A block of data
** Begin **

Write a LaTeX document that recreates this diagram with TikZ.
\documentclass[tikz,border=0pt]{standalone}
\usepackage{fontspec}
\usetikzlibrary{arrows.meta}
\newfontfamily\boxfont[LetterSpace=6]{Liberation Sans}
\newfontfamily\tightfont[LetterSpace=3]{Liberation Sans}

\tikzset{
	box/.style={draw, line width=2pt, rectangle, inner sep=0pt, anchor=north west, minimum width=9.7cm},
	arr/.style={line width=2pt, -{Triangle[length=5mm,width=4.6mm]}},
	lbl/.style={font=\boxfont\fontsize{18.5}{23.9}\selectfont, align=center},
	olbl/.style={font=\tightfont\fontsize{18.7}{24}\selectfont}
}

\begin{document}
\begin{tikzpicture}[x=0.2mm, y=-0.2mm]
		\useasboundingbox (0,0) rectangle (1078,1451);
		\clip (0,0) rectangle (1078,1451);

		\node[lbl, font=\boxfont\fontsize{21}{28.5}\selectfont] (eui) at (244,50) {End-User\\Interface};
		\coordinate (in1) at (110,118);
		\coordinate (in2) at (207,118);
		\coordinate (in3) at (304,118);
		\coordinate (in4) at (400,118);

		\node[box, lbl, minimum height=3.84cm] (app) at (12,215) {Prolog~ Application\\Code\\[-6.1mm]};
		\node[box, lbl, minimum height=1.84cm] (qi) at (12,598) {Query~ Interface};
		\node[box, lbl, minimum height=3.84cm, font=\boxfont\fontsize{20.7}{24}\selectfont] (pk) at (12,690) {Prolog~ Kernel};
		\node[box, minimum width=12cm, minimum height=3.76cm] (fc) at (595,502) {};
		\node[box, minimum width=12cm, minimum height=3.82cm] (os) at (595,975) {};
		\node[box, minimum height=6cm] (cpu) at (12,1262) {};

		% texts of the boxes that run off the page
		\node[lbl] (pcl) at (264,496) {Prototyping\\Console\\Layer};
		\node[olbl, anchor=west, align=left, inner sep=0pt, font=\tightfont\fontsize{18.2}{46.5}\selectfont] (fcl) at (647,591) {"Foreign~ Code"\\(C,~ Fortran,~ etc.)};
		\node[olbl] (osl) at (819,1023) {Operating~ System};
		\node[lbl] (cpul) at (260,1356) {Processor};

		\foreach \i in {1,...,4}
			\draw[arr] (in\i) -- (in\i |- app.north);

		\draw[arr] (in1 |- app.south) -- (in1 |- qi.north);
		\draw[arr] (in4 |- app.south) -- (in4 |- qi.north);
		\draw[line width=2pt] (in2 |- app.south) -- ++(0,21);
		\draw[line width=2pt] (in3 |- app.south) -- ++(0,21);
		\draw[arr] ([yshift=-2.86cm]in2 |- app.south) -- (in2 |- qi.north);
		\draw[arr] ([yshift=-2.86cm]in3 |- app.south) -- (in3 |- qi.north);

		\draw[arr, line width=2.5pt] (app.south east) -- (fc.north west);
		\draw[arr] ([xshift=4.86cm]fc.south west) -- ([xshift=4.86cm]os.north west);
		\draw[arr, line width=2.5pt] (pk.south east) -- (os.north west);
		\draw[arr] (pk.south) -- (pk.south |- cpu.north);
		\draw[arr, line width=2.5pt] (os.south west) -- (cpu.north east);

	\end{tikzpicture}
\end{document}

** End **
** Begin **

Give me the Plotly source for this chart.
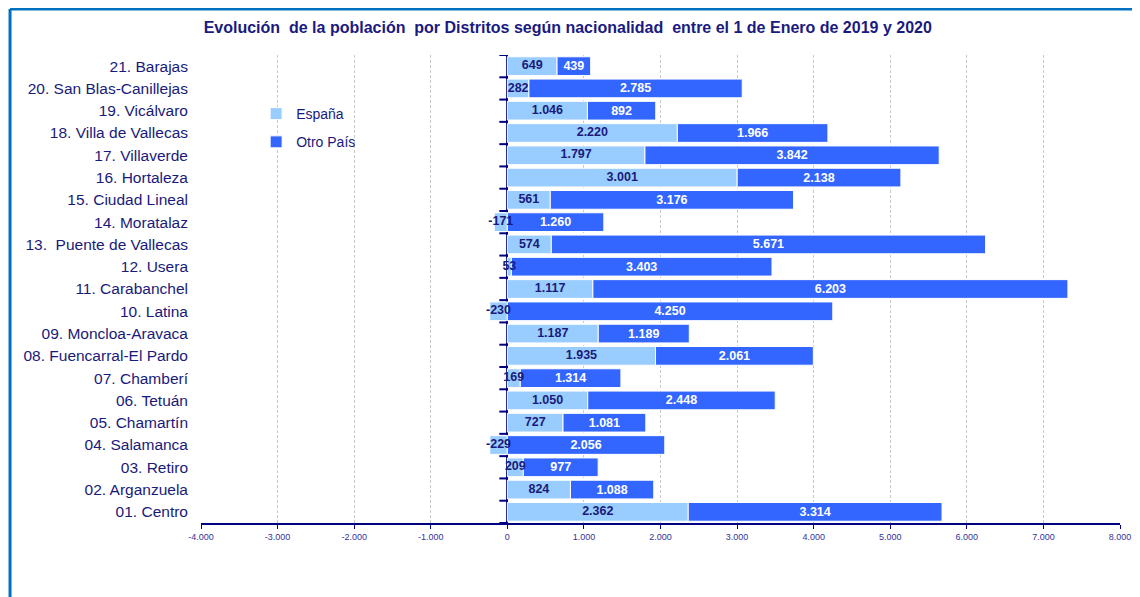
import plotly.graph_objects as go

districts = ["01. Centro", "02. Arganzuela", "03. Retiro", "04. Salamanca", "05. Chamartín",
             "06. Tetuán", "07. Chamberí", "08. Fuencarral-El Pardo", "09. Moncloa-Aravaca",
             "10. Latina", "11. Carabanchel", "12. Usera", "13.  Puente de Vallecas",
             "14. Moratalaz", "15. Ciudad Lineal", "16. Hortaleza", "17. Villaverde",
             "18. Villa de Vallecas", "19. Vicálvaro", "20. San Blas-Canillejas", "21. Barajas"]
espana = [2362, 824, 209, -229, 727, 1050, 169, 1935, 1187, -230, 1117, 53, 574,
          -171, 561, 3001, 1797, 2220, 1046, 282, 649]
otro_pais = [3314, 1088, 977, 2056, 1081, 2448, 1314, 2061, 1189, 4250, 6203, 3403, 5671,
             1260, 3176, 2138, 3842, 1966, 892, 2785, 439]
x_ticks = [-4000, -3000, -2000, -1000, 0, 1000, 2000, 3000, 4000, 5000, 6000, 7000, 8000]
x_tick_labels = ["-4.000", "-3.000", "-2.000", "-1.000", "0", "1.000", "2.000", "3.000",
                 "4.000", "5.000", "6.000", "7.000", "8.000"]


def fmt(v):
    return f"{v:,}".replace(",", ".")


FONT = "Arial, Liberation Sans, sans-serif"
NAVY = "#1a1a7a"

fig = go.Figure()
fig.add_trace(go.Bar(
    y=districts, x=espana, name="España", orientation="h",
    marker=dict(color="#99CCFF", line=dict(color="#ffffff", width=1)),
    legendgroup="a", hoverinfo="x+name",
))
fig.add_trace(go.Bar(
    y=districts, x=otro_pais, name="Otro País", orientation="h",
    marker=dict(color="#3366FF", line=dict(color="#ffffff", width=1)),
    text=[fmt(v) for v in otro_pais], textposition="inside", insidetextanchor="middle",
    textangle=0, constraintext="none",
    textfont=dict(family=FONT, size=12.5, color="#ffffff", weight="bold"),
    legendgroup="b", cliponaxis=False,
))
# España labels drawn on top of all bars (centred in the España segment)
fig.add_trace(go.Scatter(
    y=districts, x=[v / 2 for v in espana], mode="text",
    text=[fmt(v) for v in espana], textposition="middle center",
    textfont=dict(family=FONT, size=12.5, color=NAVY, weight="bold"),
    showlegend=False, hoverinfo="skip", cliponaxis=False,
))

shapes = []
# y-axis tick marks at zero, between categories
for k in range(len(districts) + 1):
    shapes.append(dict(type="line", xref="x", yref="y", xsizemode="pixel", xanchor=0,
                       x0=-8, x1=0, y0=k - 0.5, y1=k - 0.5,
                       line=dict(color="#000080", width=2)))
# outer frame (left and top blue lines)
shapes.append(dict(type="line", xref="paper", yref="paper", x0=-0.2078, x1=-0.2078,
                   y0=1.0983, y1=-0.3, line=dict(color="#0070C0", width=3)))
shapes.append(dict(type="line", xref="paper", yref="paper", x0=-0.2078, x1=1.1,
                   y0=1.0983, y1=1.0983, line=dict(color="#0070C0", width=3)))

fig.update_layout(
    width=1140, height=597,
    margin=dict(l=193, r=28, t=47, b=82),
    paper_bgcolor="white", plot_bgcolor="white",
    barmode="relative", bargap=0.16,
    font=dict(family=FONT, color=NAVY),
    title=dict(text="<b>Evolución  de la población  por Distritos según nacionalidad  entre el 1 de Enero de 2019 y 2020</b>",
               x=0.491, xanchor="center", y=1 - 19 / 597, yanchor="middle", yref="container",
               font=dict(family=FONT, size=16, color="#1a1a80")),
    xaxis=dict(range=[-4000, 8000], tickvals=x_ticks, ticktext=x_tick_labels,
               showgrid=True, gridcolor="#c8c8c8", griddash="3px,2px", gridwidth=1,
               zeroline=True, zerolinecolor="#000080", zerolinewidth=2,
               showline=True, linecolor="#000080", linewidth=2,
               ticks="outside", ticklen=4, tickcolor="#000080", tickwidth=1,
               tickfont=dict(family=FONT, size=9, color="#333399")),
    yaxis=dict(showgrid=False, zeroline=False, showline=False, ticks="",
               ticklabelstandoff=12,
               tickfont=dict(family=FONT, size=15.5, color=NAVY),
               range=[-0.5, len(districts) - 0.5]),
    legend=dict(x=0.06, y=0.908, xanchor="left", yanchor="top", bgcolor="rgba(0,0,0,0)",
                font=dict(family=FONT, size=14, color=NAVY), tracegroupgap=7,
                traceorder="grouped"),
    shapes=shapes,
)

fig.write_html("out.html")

** End **

* _Work instructions_: Transcribe exactly the lines between the one containing "Give me the Plotly source for this chart." and the one containing "import plotly.graph_objects as go", counting both ends. Pictures are not copied.

* _Correct result_:
Give me the Plotly source for this chart.
import plotly.graph_objects as go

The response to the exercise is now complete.